Happy Bloomsday, everyone! And what a lucky day it is. A tweet from uchicagomag (the University of Chicago alumni magazine) led to this wonderful photo showing two of my most favorite things:
Looks like she’s absorbed in Molly’s soliloquy. “Yes” indeed!
By a commonplace coincidence, I just recently finished The Dalkey Archive, which would lead one to believe James Joyce was still alive and kicking when the photo above was taken. In this account, Joyce is tracked down by an admirer and found tending bar in an out-of-the-way Irish village, having faked his death to avoid serving in World War II. He tries to convince Mick (the main character) that Ulysses was a filthy hoax perpetrated by a coterie of literary pranksters, that he knows nothing of Finnegans Wake (he has been working on a book but will not describe it), and has been writing religious pamphlets in the years intervening between his supposed death in 1941 and the novel’s present (the 1960s? not sure).

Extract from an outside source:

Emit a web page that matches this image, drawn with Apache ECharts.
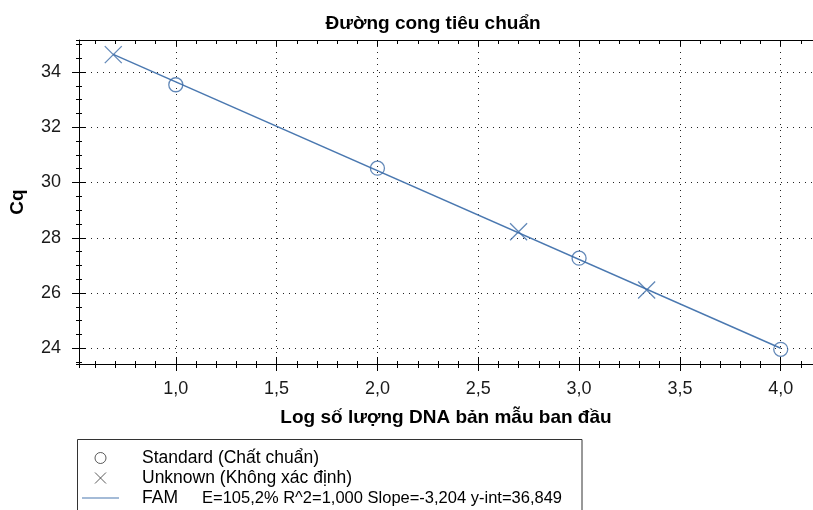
<!DOCTYPE html>
<html>
<head>
<meta charset="utf-8">
<script src="https://cdn.jsdelivr.net/npm/echarts@6/dist/echarts.min.js"></script>
<style>
html,body{margin:0;padding:0;background:#fff;}
#chart{width:813px;height:510px;}
</style>
</head>
<body>
<div id="chart"></div>
<script>
// ---- data ----
const titleText = 'Đường cong tiêu chuẩn';
const xName = 'Log số lượng DNA bản mẫu ban đầu';
const yName = 'Cq';
const stdX = [1.0, 2.0, 3.0, 4.0];
const stdY = [33.54, 30.52, 27.26, 23.96];
const unkX = [0.69, 2.70, 3.335];
const unkY = [34.63, 28.22, 26.11];
const fitX = [0.69, 4.0];
const fitY = [34.64, 24.0];
const legendStd = 'Standard (Chất chuẩn)';
const legendUnk = 'Unknown (Không xác định)';
const legendFam = 'FAM';
const famStats = 'E=105,2% R^2=1,000 Slope=-3,204 y-int=36,849';

const xMin = 0.52, xMax = 4.16;
const yMin = 23.43, yMax = 35.16;

const markerColor = '#3b6aa6';
const lineColor = '#4a78b0';
const font = 'Arial, "Liberation Sans", sans-serif';

function zip(a, b) { return a.map((v, i) => [v, b[i]]); }
const crossPath = 'path://M0,0L10,10M10,0L0,10';

function xAx(opts) {
  return Object.assign({
    type: 'value', min: xMin, max: xMax, position: 'bottom',
    axisLine: { show: false, onZero: false },
    axisTick: { show: false },
    axisLabel: { show: false },
    splitLine: { show: false }
  }, opts);
}
function yAx(opts) {
  return Object.assign({
    type: 'value', min: yMin, max: yMax, position: 'left',
    axisLine: { show: false, onZero: false },
    axisTick: { show: false },
    axisLabel: { show: false },
    splitLine: { show: false }
  }, opts);
}
const blackTick = (len, inside) => ({ show: true, inside: inside, length: len, lineStyle: { color: '#000', width: 1 } });
const dotted = { show: true, lineStyle: { color: '#222', width: 1, type: [1, 5] } };

const chart = echarts.init(document.getElementById('chart'));
chart.setOption({
  animation: false,
  backgroundColor: '#fff',
  title: {
    text: titleText, left: 428, top: 9, textAlign: 'center',
    textStyle: { fontFamily: font, fontSize: 19, fontWeight: 'bold', color: '#000' }
  },
  grid: { left: 79, right: 0, top: 40, bottom: 146, containLabel: false },
  xAxis: [
    xAx({
      minInterval: 0.5, maxInterval: 0.5, splitNumber: 7,
      axisLine: { show: true, onZero: false, lineStyle: { color: '#000', width: 1 } },
      axisTick: blackTick(7, false),
      axisLabel: {
        show: true, margin: 16, fontSize: 18, fontFamily: font, color: '#1a1a1a',
        showMinLabel: false, showMaxLabel: false,
        formatter: v => v.toFixed(1).replace('.', ',')
      },
      splitLine: dotted,
      name: xName, nameLocation: 'middle', nameGap: 44,
      nameTextStyle: { fontFamily: font, fontSize: 19, fontWeight: 'bold', color: '#000' }
    }),
    xAx({ minInterval: 0.5, maxInterval: 0.5, splitNumber: 7, axisTick: blackTick(7, true) }),
    xAx({ minInterval: 0.1, maxInterval: 0.1, splitNumber: 36, axisTick: blackTick(4, false) }),
    xAx({ minInterval: 0.1, maxInterval: 0.1, splitNumber: 36, axisTick: blackTick(3, true) }),
    xAx({
      position: 'top', minInterval: 0.5, maxInterval: 0.5, splitNumber: 7,
      axisLine: { show: true, onZero: false, lineStyle: { color: '#000', width: 1 } },
      axisTick: blackTick(6, true)
    }),
    xAx({ position: 'top', minInterval: 0.1, maxInterval: 0.1, splitNumber: 36, axisTick: blackTick(4, true) })
  ],
  yAxis: [
    yAx({
      minInterval: 2, maxInterval: 2, splitNumber: 6,
      axisLine: { show: true, onZero: false, lineStyle: { color: '#000', width: 1 } },
      axisTick: blackTick(7, false),
      axisLabel: {
        show: true, margin: 18, fontSize: 18, fontFamily: font, color: '#1a1a1a',
        showMinLabel: false, showMaxLabel: false
      },
      splitLine: dotted,
      name: yName, nameLocation: 'middle', nameGap: 52,
      nameTextStyle: { fontFamily: font, fontSize: 19, fontWeight: 'bold', color: '#000' }
    }),
    yAx({ minInterval: 2, maxInterval: 2, splitNumber: 6, axisTick: blackTick(7, true) }),
    yAx({ minInterval: 0.5, maxInterval: 0.5, splitNumber: 24, axisTick: blackTick(3, false) }),
    yAx({ minInterval: 0.5, maxInterval: 0.5, splitNumber: 24, axisTick: blackTick(3, true) })
  ],
  legend: {
    orient: 'vertical', left: 82, top: 448, padding: 0,
    itemWidth: 37, itemHeight: 11, itemGap: 0,
    selectedMode: false,
    textStyle: {
      fontFamily: font, fontSize: 17.5, color: '#000', lineHeight: 20,
      padding: [0, 0, 0, 18],
      rich: {
        a: { fontFamily: font, fontSize: 17.5, color: '#000', width: 60, lineHeight: 20 },
        b: { fontFamily: font, fontSize: 16.5, color: '#000', lineHeight: 20 }
      }
    },
    formatter: name => name === legendFam ? '{a|' + legendFam + '}{b|' + famStats + '}' : name,
    data: [
      { name: legendStd, icon: 'circle', itemStyle: { color: 'transparent', borderColor: '#333', borderWidth: 1 } },
      { name: legendUnk, icon: crossPath, itemStyle: { color: 'transparent', borderColor: '#333', borderWidth: 1 } },
      { name: legendFam, icon: 'path://M0,0h37v1h-37z', itemStyle: { color: lineColor, borderWidth: 0 } }
    ]
  },
  graphic: [
    {
      type: 'rect', z: 0, silent: true,
      shape: { x: 77.5, y: 439.5, width: 504.5, height: 90 },
      style: { fill: 'none', stroke: '#333', lineWidth: 1 }
    }
  ],
  series: [
    {
      name: legendFam, type: 'line', data: zip(fitX, fitY),
      xAxisIndex: 0, yAxisIndex: 0,
      showSymbol: false, symbol: 'none',
      lineStyle: { color: lineColor, width: 1.4 },
      itemStyle: { color: lineColor }, z: 2
    },
    {
      name: legendStd, type: 'scatter', data: zip(stdX, stdY),
      xAxisIndex: 0, yAxisIndex: 0,
      symbol: 'circle', symbolSize: 14,
      itemStyle: { color: 'transparent', borderColor: markerColor, borderWidth: 1.3 }, z: 3
    },
    {
      name: legendUnk, type: 'scatter', data: zip(unkX, unkY),
      xAxisIndex: 0, yAxisIndex: 0,
      symbol: crossPath, symbolSize: 17,
      itemStyle: { color: 'transparent', borderColor: markerColor, borderWidth: 1.3 }, z: 3
    }
  ]
});
</script>
</body>
</html>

After several conversations, in which Joyce’s natural wariness gives way to full-bore confession, we learn that his heart’s desire is to be admitted into the Society of Jesus (aka the Jesuits) and to end his days teaching at Clongowes Wood College, so vividly and painfully depicted in A Portrait of the Artist as a Young Man. What a wicked sense of humor this Flann O’Brien (or Brian O’Nolan, or Brian Ó Nualláin, or Myles na gCopaleen …) has. Also recently read, The Third Policemen was great fun from start to finish, and At Swim-Two-Birds (which a graduate student in English at the U of C tried to foist on me years ago as the greatest of all novels) is still wondering when I will scrape away the requisite amount of time to dive into its loopy involutions.